While writing the last blog, I realized I wanted to follow on and briefly discuss Front Load fees.

I hadn’t thought about front load fees for a long time.  This is something that I thought had largely disappeared decades ago.  But I ran across some articles that were talking about a well-known financial commentator who uses a network of “advisors” that push mutual funds with front load fees.

I really don’t see a justification to get such funds.  I actually think they are pretty rare these days.

A front load fee is taken out as soon as you invest.  And they are steep.  I believe 4% is common, and from what I read, they can be 7%.  So, you invest $100, they take $4, or $7 right off the top, before you get to earn anything.  It is a one time fee.

The cuts your investment off right off the bat.  You’re only making money on $96, not the $100 you put in, and it’s going to take some time to bring that back up.

If this was your only option, you might just have to put up with it.  But it absolutely is not.
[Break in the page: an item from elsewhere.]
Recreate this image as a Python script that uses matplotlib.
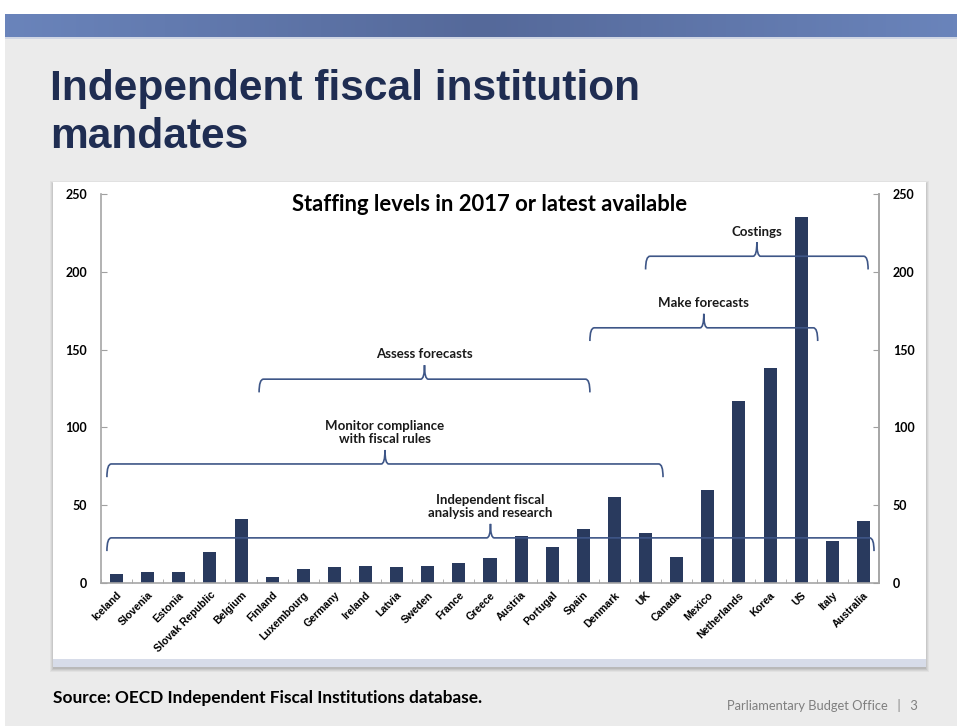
import matplotlib
matplotlib.use("Agg")
import matplotlib.pyplot as plt
from matplotlib.patches import Rectangle, PathPatch
from matplotlib.path import Path
from matplotlib.colors import LinearSegmentedColormap
import numpy as np

countries = ["Iceland", "Slovenia", "Estonia", "Slovak Republic", "Belgium", "Finland",
             "Luxembourg", "Germany", "Ireland", "Latvia", "Sweden", "France", "Greece",
             "Austria", "Portugal", "Spain", "Denmark", "UK", "Canada", "Mexico",
             "Netherlands", "Korea", "US", "Italy", "Australia"]
staff = [6, 7, 7, 20, 41, 4, 9, 10, 11, 10, 11, 13, 16,
         30, 23, 35, 55, 32, 17, 60, 117, 138, 235, 27, 40]
y_ticks = [0, 50, 100, 150, 200, 250]

# mandate braces: (start, end, level, label)
mandates_start = [-0.31, -0.31, 4.58, 15.21, 17.0]
mandates_end = [24.34, 17.56, 15.21, 22.53, 24.15]
mandates_level = [29, 76.5, 131, 164, 210]
mandates_label = ["Independent fiscal\nanalysis and research",
                  "Monitor compliance\nwith fiscal rules",
                  "Assess forecasts", "Make forecasts", "Costings"]

W, H = 957, 726
fig = plt.figure(figsize=(W / 100, H / 100), dpi=100)
fig.patch.set_facecolor("white")

def px_rect(x0, y0, x1, y1, z=-5, **kw):
    fig.patches.append(Rectangle((x0 / W, 1 - y1 / H), (x1 - x0) / W, (y1 - y0) / H,
                                 transform=fig.transFigure, zorder=z, **kw))

# slide background
px_rect(5, 14, W, H, z=-10, facecolor="#ebebeb", edgecolor="none")
# top band gradient
grad = np.abs(np.linspace(-1, 1, 256))
band_ax = fig.add_axes([5 / W, 1 - 37 / H, (W - 5) / W, 23 / H])
band_ax.set_zorder(1)
cm = LinearSegmentedColormap.from_list("b", ["#55699a", "#6a84bb"])
band_ax.imshow(grad[None, :], aspect="auto", cmap=cm, extent=[0, 1, 0, 1])
band_ax.axis("off")
px_rect(5, 37, W, 39, z=-9, facecolor="#d0d6e4", edgecolor="none")

# panel shadow + panel
for i, a in enumerate([0.04, 0.05, 0.06, 0.07]):
    px_rect(53 - 3 + i, 182 - 1 + i, 926 + 3 - i, 672 - i, z=-8, facecolor="black",
            alpha=a, edgecolor="none")
px_rect(53, 182, 926, 667, z=-7, facecolor="#d7dce9", edgecolor="none")
px_rect(53, 182, 926, 659, z=-6, facecolor="white", edgecolor="none")

# slide title
fig.text(50 / W, 1 - 148 / H, "Independent fiscal institution\nmandates",
         fontsize=30.6, fontweight="bold", family="Liberation Sans", color="#1f2d52",
         va="baseline", ha="left", linespacing=1.25)

# main axes
ax = fig.add_axes([101 / W, 1 - 583 / H, (879 - 101) / W, (583 - 194) / H])
ax.set_zorder(5)
ax.set_facecolor("none")
x = np.arange(len(countries))
ax.bar(x, staff, width=0.42, color="#293a5e", zorder=2)
ax.set_xlim(-0.5, len(countries) - 0.5)
ax.set_ylim(0, 250)
ax.set_yticks(y_ticks)
ax.set_yticklabels([str(v) for v in y_ticks], fontsize=9, fontweight="bold",
                   family="Lato")
ax.tick_params(axis="y", direction="in", length=4, color="#a0a0a0", pad=10)
ax.spines["top"].set_visible(False)
for s in ["left", "right", "bottom"]:
    ax.spines[s].set_color("#a6a6a6")
    ax.spines[s].set_linewidth(1.2)
ax.set_xticks(x)
ax.set_xticklabels(countries, rotation=45, ha="right", rotation_mode="anchor",
                   fontsize=7.6, fontweight="bold", family="Liberation Sans")
ax.tick_params(axis="x", length=0, pad=5)
ax.set_xticks(np.arange(-0.5, len(countries)), minor=True)
ax.tick_params(axis="x", which="minor", direction="in", length=3, color="#a0a0a0")

ax2 = ax.twinx()
ax2.set_zorder(6)
ax2.set_ylim(0, 250)
ax2.set_yticks(y_ticks)
ax2.set_yticklabels([str(v) for v in y_ticks], fontsize=9, fontweight="bold",
                    family="Lato")
ax2.tick_params(axis="y", direction="in", length=4, color="#a0a0a0", pad=10)
for s in ["top", "left", "bottom"]:
    ax2.spines[s].set_visible(False)
ax2.spines["right"].set_color("#a6a6a6")
ax2.spines["right"].set_linewidth(1.2)

ax.set_title("Staffing levels in 2017 or latest available", fontsize=15.8,
             fontweight="bold", family="Lato", y=1.0, pad=0, va="top")

# braces
brace_col = "#3e5687"
def brace(x0, x1, y, label):
    xm = (x0 + x1) / 2
    d, r, h, r2 = 8.5, 0.14, 9, 0.12
    verts = [(x0, y - d), (x0, y), (x0 + r, y),
             (xm - r2, y), (xm, y), (xm, y + h),
             (xm, y), (xm + r2, y),
             (x1 - r, y), (x1, y), (x1, y - d)]
    codes = [Path.MOVETO, Path.CURVE3, Path.CURVE3,
             Path.LINETO, Path.CURVE3, Path.CURVE3,
             Path.CURVE3, Path.CURVE3,
             Path.LINETO, Path.CURVE3, Path.CURVE3]
    ax.add_patch(PathPatch(Path(verts, codes), facecolor="none", edgecolor=brace_col,
                           lw=1.2, zorder=3, clip_on=False))
    ax.text(xm, y + h + 3, label, ha="center", va="bottom", fontsize=9.5,
            fontweight="bold", family="Lato", color="#1a1a1a", linespacing=1.15,
            zorder=4)

for s, e, lv, lb in zip(mandates_start, mandates_end, mandates_level, mandates_label):
    brace(s, e, lv, lb)

fig.text(53 / W, 1 - 703 / H, "Source: OECD Independent Fiscal Institutions database.",
         fontsize=12.4, fontweight="bold", family="Lato", color="black", va="baseline")
fig.text(918 / W, 1 - 710 / H, "Parliamentary Budget Office   |   3",
         fontsize=9.3, family="Lato", color="#7f7f7f", ha="right", va="baseline")

fig.savefig("out.png", dpi=100)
I haven’t seen funds with front loads in a long time, so my guess is that this usually occurs when you are being sent to an advisor.  In the case I read about, the talk show host recommends you to a local advisor, who probably kicks back money to the talk show host for this privilege.  Then, the advisor steers you to these front load funds.  If you buy, this is a nice juicy profit for the advisor right off the top.  Doesn’t matter if the fund ever performs for you, they get their cut right now.

I think these funds are to be completely avoided.  No front load funds are so common that is hard to imagine some fund would perform so wonderfully that this could be justified.